• DIRECTIONS FOR THIS TASK: Below is a listing to transcribe in full and exactly; keep the pictures out.
# # # #
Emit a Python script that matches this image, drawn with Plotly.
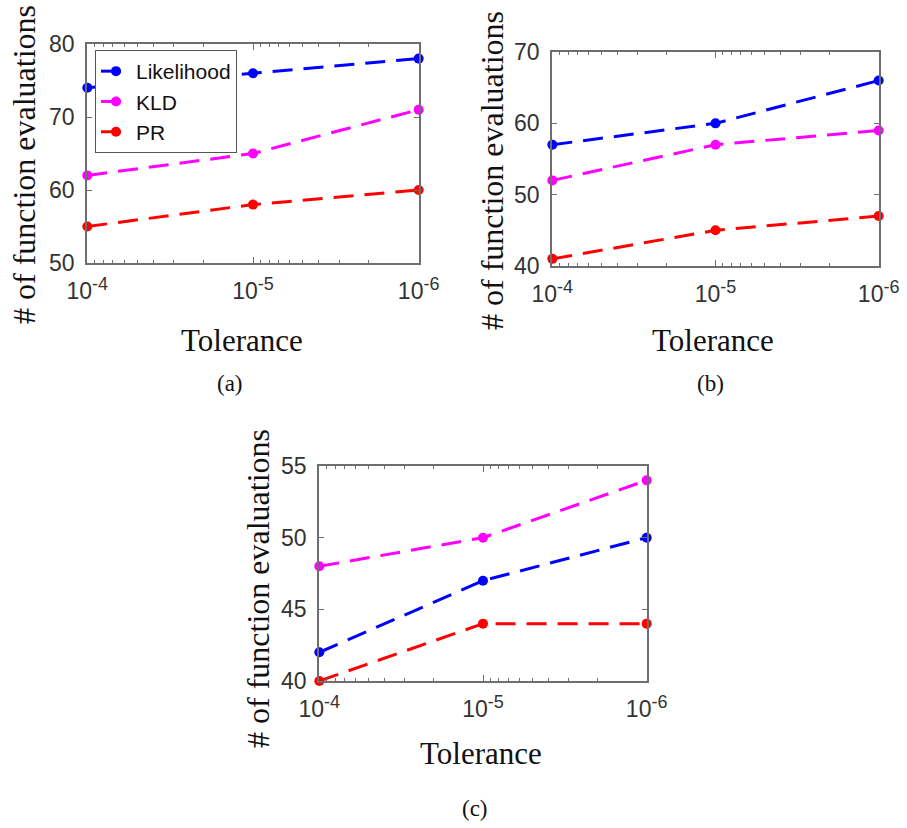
import plotly.graph_objects as go

# ---------------- data ----------------
tolerance = [1e-4, 1e-5, 1e-6]
tick_labels = ["10<sup><span style='font-size:18px'>-4</span></sup>",
               "10<sup><span style='font-size:18px'>-5</span></sup>",
               "10<sup><span style='font-size:18px'>-6</span></sup>"]
series_names = ["Likelihood", "KLD", "PR"]

a_likelihood = [74, 76, 78]
a_kld = [62, 65, 71]
a_pr = [55, 58, 60]

b_likelihood = [57, 60, 66]
b_kld = [52, 57, 59]
b_pr = [41, 45, 47]

c_likelihood = [42, 47, 50]
c_kld = [48, 50, 54]
c_pr = [40, 44, 44]

a_yticks = [50, 60, 70, 80]
b_yticks = [40, 50, 60, 70]
c_yticks = [40, 45, 50, 55]

panel_labels = ["(a)", "(b)", "(c)"]
x_title = "Tolerance"
y_title = "# of function evaluations"

# ---------------- styling ----------------
W, H = 907, 828
colors = {"Likelihood": "#0000FF", "KLD": "#FF00FF", "PR": "#FF0000"}
AXIS_COLOR = "#6e6e6e"
TICK_FONT = dict(family="Liberation Sans, Arial, sans-serif", size=23, color="#333333")
SERIF = "Liberation Serif, Times New Roman, serif"


def xdom(l, r):
    return [l / W, r / W]


def ydom(t, b):
    return [1 - b / H, 1 - t / H]


# pixel boxes of the three plot areas (left, right, top, bottom)
boxes = {
    "a": (87, 419, 44, 263),
    "b": (552, 879, 52, 266),
    "c": (319, 647, 466, 681),
}

minor_vals = [k * 10.0 ** e for e in (-6, -5) for k in range(2, 10)]
EPS = 0.002

fig = go.Figure()

panels = [
    ("a", "x", "y", [a_likelihood, a_kld, a_pr], a_yticks, True),
    ("b", "x2", "y2", [b_likelihood, b_kld, b_pr], b_yticks, False),
    ("c", "x3", "y3", [c_likelihood, c_kld, c_pr], c_yticks, False),
]

for key, xa, ya, series, yt, show in panels:
    for name, vals in zip(series_names, series):
        fig.add_trace(go.Scatter(
            x=tolerance, y=vals, name=name, mode="lines+markers",
            xaxis=xa, yaxis=ya, showlegend=show, cliponaxis=False,
            line=dict(color=colors[name], width=3, dash="20px,11px"),
            marker=dict(color=colors[name], size=10, symbol="circle"),
        ))

layout_axes = {}
for i, (key, xa, ya, series, yt, show) in enumerate(panels):
    l, r, t, b = boxes[key]
    xname = "xaxis" if i == 0 else f"xaxis{i+1}"
    yname = "yaxis" if i == 0 else f"yaxis{i+1}"
    layout_axes[xname] = dict(
        domain=xdom(l, r), anchor=ya, automargin=False,
        type="log", range=[-4 + EPS, -6 - EPS],
        tickmode="array", tickvals=tolerance, ticktext=tick_labels,
        ticks="inside", ticklen=6, tickcolor=AXIS_COLOR, tickwidth=1,
        minor=dict(tickvals=minor_vals, ticks="inside", ticklen=3,
                   tickcolor=AXIS_COLOR, tickwidth=1, showgrid=False),
        showline=True, linecolor=AXIS_COLOR, linewidth=1.5, mirror="ticks",
        showgrid=False, zeroline=False, tickfont=TICK_FONT,
        ticklabelstandoff=7,
    )
    layout_axes[yname] = dict(
        domain=ydom(t, b), anchor=xa, automargin=False,
        range=[yt[0] - 0.001, yt[-1] + 0.001], tickmode="array", tickvals=yt,
        ticks="inside", ticklen=5, tickcolor=AXIS_COLOR, tickwidth=1,
        showline=True, linecolor=AXIS_COLOR, linewidth=1.5, mirror="ticks",
        showgrid=False, zeroline=False, tickfont=TICK_FONT,
        ticklabelstandoff=6,
    )

fig.update_layout(**layout_axes)

annotations = []
xt_pos = {"a": (242, 340), "b": (713, 340), "c": (481, 753)}
yt_pos = {"a": (24, 165), "b": (492, 171), "c": (258, 589)}
lab_pos = {"a": (230, 383), "b": (710, 383), "c": (475, 808)}
for key, lab in zip(["a", "b", "c"], panel_labels):
    x, y = xt_pos[key]
    annotations.append(dict(text=x_title, x=x / W, y=1 - y / H, xref="paper", yref="paper",
                            xanchor="center", yanchor="middle", showarrow=False,
                            font=dict(family=SERIF, size=31, color="#111111")))
    x, y = yt_pos[key]
    annotations.append(dict(text=y_title, x=x / W, y=1 - y / H, xref="paper", yref="paper",
                            xanchor="center", yanchor="middle", showarrow=False, textangle=-90,
                            font=dict(family=SERIF, size=32, color="#111111")))
    x, y = lab_pos[key]
    annotations.append(dict(text=lab, x=x / W, y=1 - y / H, xref="paper", yref="paper",
                            xanchor="center", yanchor="middle", showarrow=False,
                            font=dict(family=SERIF, size=23, color="#111111")))

fig.update_layout(
    template="none",
    width=W, height=H, autosize=False,
    margin=dict(l=0, r=0, t=0, b=0, pad=0),
    paper_bgcolor="white", plot_bgcolor="white",
    annotations=annotations,
    showlegend=True,
    legend=dict(x=95 / W, y=1 - 50 / H, xanchor="left", yanchor="top",
                bgcolor="white", bordercolor="#555555", borderwidth=1,
                font=dict(family="Liberation Sans, Arial, sans-serif", size=21, color="#111111"),
                tracegroupgap=0, itemwidth=30),
)

fig.write_html("out.html", config={"displayModeBar": False},
               post_script="document.body.style.margin='0px';document.body.style.overflow='hidden';")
# # # #
• SOLUTION FOR THIS PROBLEM:
Emit a Python script that matches this image, drawn with Plotly.
import plotly.graph_objects as go

# ---------------- data ----------------
tolerance = [1e-4, 1e-5, 1e-6]
tick_labels = ["10<sup><span style='font-size:18px'>-4</span></sup>",
               "10<sup><span style='font-size:18px'>-5</span></sup>",
               "10<sup><span style='font-size:18px'>-6</span></sup>"]
series_names = ["Likelihood", "KLD", "PR"]

a_likelihood = [74, 76, 78]
a_kld = [62, 65, 71]
a_pr = [55, 58, 60]

b_likelihood = [57, 60, 66]
b_kld = [52, 57, 59]
b_pr = [41, 45, 47]

c_likelihood = [42, 47, 50]
c_kld = [48, 50, 54]
c_pr = [40, 44, 44]

a_yticks = [50, 60, 70, 80]
b_yticks = [40, 50, 60, 70]
c_yticks = [40, 45, 50, 55]

panel_labels = ["(a)", "(b)", "(c)"]
x_title = "Tolerance"
y_title = "# of function evaluations"

# ---------------- styling ----------------
W, H = 907, 828
colors = {"Likelihood": "#0000FF", "KLD": "#FF00FF", "PR": "#FF0000"}
AXIS_COLOR = "#6e6e6e"
TICK_FONT = dict(family="Liberation Sans, Arial, sans-serif", size=23, color="#333333")
SERIF = "Liberation Serif, Times New Roman, serif"


def xdom(l, r):
    return [l / W, r / W]


def ydom(t, b):
    return [1 - b / H, 1 - t / H]


# pixel boxes of the three plot areas (left, right, top, bottom)
boxes = {
    "a": (87, 419, 44, 263),
    "b": (552, 879, 52, 266),
    "c": (319, 647, 466, 681),
}

minor_vals = [k * 10.0 ** e for e in (-6, -5) for k in range(2, 10)]
EPS = 0.002

fig = go.Figure()

panels = [
    ("a", "x", "y", [a_likelihood, a_kld, a_pr], a_yticks, True),
    ("b", "x2", "y2", [b_likelihood, b_kld, b_pr], b_yticks, False),
    ("c", "x3", "y3", [c_likelihood, c_kld, c_pr], c_yticks, False),
]

for key, xa, ya, series, yt, show in panels:
    for name, vals in zip(series_names, series):
        fig.add_trace(go.Scatter(
            x=tolerance, y=vals, name=name, mode="lines+markers",
            xaxis=xa, yaxis=ya, showlegend=show, cliponaxis=False,
            line=dict(color=colors[name], width=3, dash="20px,11px"),
            marker=dict(color=colors[name], size=10, symbol="circle"),
        ))

layout_axes = {}
for i, (key, xa, ya, series, yt, show) in enumerate(panels):
    l, r, t, b = boxes[key]
    xname = "xaxis" if i == 0 else f"xaxis{i+1}"
    yname = "yaxis" if i == 0 else f"yaxis{i+1}"
    layout_axes[xname] = dict(
        domain=xdom(l, r), anchor=ya, automargin=False,
        type="log", range=[-4 + EPS, -6 - EPS],
        tickmode="array", tickvals=tolerance, ticktext=tick_labels,
        ticks="inside", ticklen=6, tickcolor=AXIS_COLOR, tickwidth=1,
        minor=dict(tickvals=minor_vals, ticks="inside", ticklen=3,
                   tickcolor=AXIS_COLOR, tickwidth=1, showgrid=False),
        showline=True, linecolor=AXIS_COLOR, linewidth=1.5, mirror="ticks",
        showgrid=False, zeroline=False, tickfont=TICK_FONT,
        ticklabelstandoff=7,
    )
    layout_axes[yname] = dict(
        domain=ydom(t, b), anchor=xa, automargin=False,
        range=[yt[0] - 0.001, yt[-1] + 0.001], tickmode="array", tickvals=yt,
        ticks="inside", ticklen=5, tickcolor=AXIS_COLOR, tickwidth=1,
        showline=True, linecolor=AXIS_COLOR, linewidth=1.5, mirror="ticks",
        showgrid=False, zeroline=False, tickfont=TICK_FONT,
        ticklabelstandoff=6,
    )

fig.update_layout(**layout_axes)

annotations = []
xt_pos = {"a": (242, 340), "b": (713, 340), "c": (481, 753)}
yt_pos = {"a": (24, 165), "b": (492, 171), "c": (258, 589)}
lab_pos = {"a": (230, 383), "b": (710, 383), "c": (475, 808)}
for key, lab in zip(["a", "b", "c"], panel_labels):
    x, y = xt_pos[key]
    annotations.append(dict(text=x_title, x=x / W, y=1 - y / H, xref="paper", yref="paper",
                            xanchor="center", yanchor="middle", showarrow=False,
                            font=dict(family=SERIF, size=31, color="#111111")))
    x, y = yt_pos[key]
    annotations.append(dict(text=y_title, x=x / W, y=1 - y / H, xref="paper", yref="paper",
                            xanchor="center", yanchor="middle", showarrow=False, textangle=-90,
                            font=dict(family=SERIF, size=32, color="#111111")))
    x, y = lab_pos[key]
    annotations.append(dict(text=lab, x=x / W, y=1 - y / H, xref="paper", yref="paper",
                            xanchor="center", yanchor="middle", showarrow=False,
                            font=dict(family=SERIF, size=23, color="#111111")))

fig.update_layout(
    template="none",
    width=W, height=H, autosize=False,
    margin=dict(l=0, r=0, t=0, b=0, pad=0),
    paper_bgcolor="white", plot_bgcolor="white",
    annotations=annotations,
    showlegend=True,
    legend=dict(x=95 / W, y=1 - 50 / H, xanchor="left", yanchor="top",
                bgcolor="white", bordercolor="#555555", borderwidth=1,
                font=dict(family="Liberation Sans, Arial, sans-serif", size=21, color="#111111"),
                tracegroupgap=0, itemwidth=30),
)

fig.write_html("out.html", config={"displayModeBar": False},
               post_script="document.body.style.margin='0px';document.body.style.overflow='hidden';")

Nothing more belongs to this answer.